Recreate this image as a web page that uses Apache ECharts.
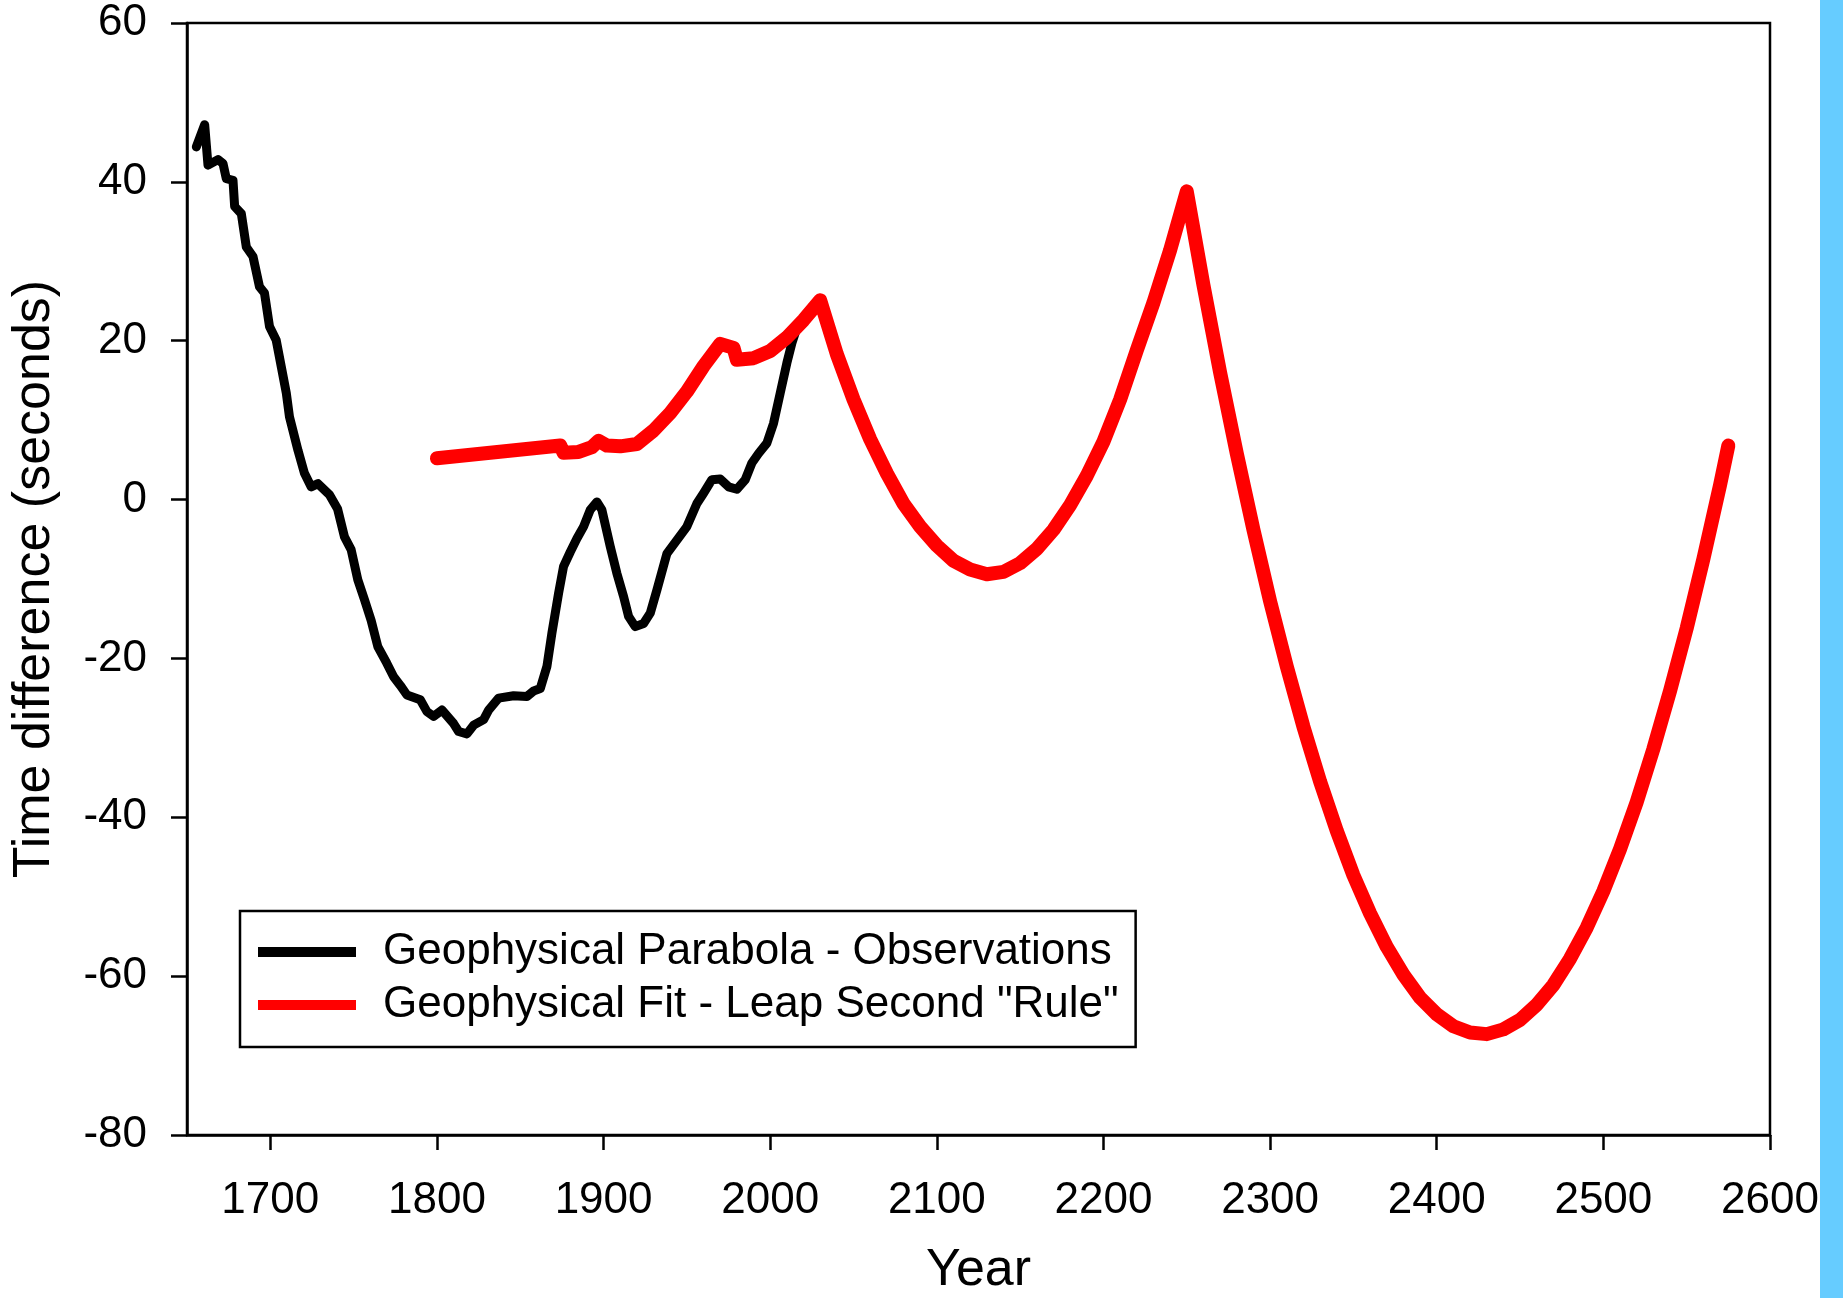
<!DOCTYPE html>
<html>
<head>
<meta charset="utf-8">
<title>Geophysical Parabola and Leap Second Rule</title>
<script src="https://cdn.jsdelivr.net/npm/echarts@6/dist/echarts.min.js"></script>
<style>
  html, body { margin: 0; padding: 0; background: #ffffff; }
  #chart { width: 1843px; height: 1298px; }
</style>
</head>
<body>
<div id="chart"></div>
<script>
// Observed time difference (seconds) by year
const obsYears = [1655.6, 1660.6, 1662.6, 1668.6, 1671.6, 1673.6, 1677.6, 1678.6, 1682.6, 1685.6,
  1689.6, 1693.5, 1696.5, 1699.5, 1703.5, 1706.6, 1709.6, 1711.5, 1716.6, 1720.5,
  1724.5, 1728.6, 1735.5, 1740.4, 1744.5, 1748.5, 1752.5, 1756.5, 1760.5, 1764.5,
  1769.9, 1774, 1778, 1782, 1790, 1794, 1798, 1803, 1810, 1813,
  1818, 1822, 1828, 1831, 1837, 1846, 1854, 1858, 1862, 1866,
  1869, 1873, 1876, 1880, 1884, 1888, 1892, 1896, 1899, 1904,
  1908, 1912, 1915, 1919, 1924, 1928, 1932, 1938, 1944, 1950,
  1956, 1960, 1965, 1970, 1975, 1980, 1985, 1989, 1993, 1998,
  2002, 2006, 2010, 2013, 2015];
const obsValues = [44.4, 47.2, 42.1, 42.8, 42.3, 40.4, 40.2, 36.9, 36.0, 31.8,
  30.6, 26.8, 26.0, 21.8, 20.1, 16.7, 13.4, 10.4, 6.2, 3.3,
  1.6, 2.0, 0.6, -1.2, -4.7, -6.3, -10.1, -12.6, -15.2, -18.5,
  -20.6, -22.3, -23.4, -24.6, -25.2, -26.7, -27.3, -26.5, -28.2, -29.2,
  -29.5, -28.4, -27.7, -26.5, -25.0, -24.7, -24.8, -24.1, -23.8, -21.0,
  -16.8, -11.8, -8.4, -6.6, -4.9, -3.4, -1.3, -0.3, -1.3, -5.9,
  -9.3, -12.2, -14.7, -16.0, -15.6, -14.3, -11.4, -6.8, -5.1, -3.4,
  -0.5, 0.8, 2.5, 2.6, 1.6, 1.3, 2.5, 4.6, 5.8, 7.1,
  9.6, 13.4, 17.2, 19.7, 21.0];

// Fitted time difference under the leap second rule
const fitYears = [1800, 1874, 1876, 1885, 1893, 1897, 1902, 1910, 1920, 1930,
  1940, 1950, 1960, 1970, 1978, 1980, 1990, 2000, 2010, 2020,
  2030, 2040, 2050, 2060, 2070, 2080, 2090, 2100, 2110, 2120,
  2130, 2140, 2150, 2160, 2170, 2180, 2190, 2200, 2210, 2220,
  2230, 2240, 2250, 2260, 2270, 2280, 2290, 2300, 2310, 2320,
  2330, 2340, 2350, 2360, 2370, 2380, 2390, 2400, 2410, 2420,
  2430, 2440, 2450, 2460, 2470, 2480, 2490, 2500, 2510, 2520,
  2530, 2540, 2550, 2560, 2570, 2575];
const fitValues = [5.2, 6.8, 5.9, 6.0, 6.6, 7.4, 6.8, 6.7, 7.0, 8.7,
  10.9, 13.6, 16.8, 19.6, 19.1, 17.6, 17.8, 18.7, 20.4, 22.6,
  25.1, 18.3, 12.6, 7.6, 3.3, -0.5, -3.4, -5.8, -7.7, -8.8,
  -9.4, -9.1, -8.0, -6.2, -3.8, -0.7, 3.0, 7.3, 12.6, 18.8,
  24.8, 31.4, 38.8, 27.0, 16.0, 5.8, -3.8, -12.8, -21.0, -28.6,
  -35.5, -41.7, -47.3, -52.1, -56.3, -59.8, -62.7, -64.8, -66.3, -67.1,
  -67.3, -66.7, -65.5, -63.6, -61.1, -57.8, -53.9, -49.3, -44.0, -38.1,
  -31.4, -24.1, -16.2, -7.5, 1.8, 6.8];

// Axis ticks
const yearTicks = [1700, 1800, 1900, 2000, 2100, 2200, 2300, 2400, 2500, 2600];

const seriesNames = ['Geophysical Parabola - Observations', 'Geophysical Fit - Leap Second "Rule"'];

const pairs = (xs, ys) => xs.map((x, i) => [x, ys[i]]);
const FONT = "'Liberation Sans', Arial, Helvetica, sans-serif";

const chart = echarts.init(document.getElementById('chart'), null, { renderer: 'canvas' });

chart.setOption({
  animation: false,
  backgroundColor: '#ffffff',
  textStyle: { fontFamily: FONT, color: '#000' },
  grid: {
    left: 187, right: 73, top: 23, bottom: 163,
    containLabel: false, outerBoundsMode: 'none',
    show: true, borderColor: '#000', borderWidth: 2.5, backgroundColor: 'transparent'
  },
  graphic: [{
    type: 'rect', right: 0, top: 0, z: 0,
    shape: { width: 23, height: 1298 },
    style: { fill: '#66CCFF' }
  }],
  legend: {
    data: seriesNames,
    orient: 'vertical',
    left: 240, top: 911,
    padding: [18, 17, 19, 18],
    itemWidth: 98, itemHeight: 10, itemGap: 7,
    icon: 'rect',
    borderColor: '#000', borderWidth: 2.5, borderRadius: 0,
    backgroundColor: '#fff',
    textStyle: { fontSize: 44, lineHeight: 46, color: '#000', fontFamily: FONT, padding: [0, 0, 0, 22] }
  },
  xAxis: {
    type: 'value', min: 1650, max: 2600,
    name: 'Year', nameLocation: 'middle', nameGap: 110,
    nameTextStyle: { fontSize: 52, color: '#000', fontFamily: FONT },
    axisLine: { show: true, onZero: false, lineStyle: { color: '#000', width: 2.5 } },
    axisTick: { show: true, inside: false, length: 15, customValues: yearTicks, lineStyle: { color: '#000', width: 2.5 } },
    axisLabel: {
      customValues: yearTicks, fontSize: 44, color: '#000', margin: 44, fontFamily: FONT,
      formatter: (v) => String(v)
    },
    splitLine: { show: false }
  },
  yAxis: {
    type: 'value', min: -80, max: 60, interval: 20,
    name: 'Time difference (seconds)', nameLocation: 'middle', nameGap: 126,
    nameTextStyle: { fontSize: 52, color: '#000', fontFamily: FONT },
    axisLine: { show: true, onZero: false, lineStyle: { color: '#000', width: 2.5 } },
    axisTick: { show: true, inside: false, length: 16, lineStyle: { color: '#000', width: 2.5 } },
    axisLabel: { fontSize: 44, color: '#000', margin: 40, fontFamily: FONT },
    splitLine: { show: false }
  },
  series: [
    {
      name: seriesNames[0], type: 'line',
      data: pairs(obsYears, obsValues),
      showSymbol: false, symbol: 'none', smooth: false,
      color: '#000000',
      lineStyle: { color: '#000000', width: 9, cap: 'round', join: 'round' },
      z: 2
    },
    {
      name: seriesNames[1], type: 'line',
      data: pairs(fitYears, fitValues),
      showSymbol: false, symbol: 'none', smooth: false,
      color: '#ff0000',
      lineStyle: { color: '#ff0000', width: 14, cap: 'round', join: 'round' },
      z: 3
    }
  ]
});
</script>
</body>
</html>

■ CHALLENGE: From the first line above through the line containing "9.6, 13.4, 17.2, 19.7, 21.0];", copy everything exactly, without the pictures.

■ TASK RESPONSE:
Recreate this image as a web page that uses Apache ECharts.
<!DOCTYPE html>
<html>
<head>
<meta charset="utf-8">
<title>Geophysical Parabola and Leap Second Rule</title>
<script src="https://cdn.jsdelivr.net/npm/echarts@6/dist/echarts.min.js"></script>
<style>
  html, body { margin: 0; padding: 0; background: #ffffff; }
  #chart { width: 1843px; height: 1298px; }
</style>
</head>
<body>
<div id="chart"></div>
<script>
// Observed time difference (seconds) by year
const obsYears = [1655.6, 1660.6, 1662.6, 1668.6, 1671.6, 1673.6, 1677.6, 1678.6, 1682.6, 1685.6,
  1689.6, 1693.5, 1696.5, 1699.5, 1703.5, 1706.6, 1709.6, 1711.5, 1716.6, 1720.5,
  1724.5, 1728.6, 1735.5, 1740.4, 1744.5, 1748.5, 1752.5, 1756.5, 1760.5, 1764.5,
  1769.9, 1774, 1778, 1782, 1790, 1794, 1798, 1803, 1810, 1813,
  1818, 1822, 1828, 1831, 1837, 1846, 1854, 1858, 1862, 1866,
  1869, 1873, 1876, 1880, 1884, 1888, 1892, 1896, 1899, 1904,
  1908, 1912, 1915, 1919, 1924, 1928, 1932, 1938, 1944, 1950,
  1956, 1960, 1965, 1970, 1975, 1980, 1985, 1989, 1993, 1998,
  2002, 2006, 2010, 2013, 2015];
const obsValues = [44.4, 47.2, 42.1, 42.8, 42.3, 40.4, 40.2, 36.9, 36.0, 31.8,
  30.6, 26.8, 26.0, 21.8, 20.1, 16.7, 13.4, 10.4, 6.2, 3.3,
  1.6, 2.0, 0.6, -1.2, -4.7, -6.3, -10.1, -12.6, -15.2, -18.5,
  -20.6, -22.3, -23.4, -24.6, -25.2, -26.7, -27.3, -26.5, -28.2, -29.2,
  -29.5, -28.4, -27.7, -26.5, -25.0, -24.7, -24.8, -24.1, -23.8, -21.0,
  -16.8, -11.8, -8.4, -6.6, -4.9, -3.4, -1.3, -0.3, -1.3, -5.9,
  -9.3, -12.2, -14.7, -16.0, -15.6, -14.3, -11.4, -6.8, -5.1, -3.4,
  -0.5, 0.8, 2.5, 2.6, 1.6, 1.3, 2.5, 4.6, 5.8, 7.1,
  9.6, 13.4, 17.2, 19.7, 21.0];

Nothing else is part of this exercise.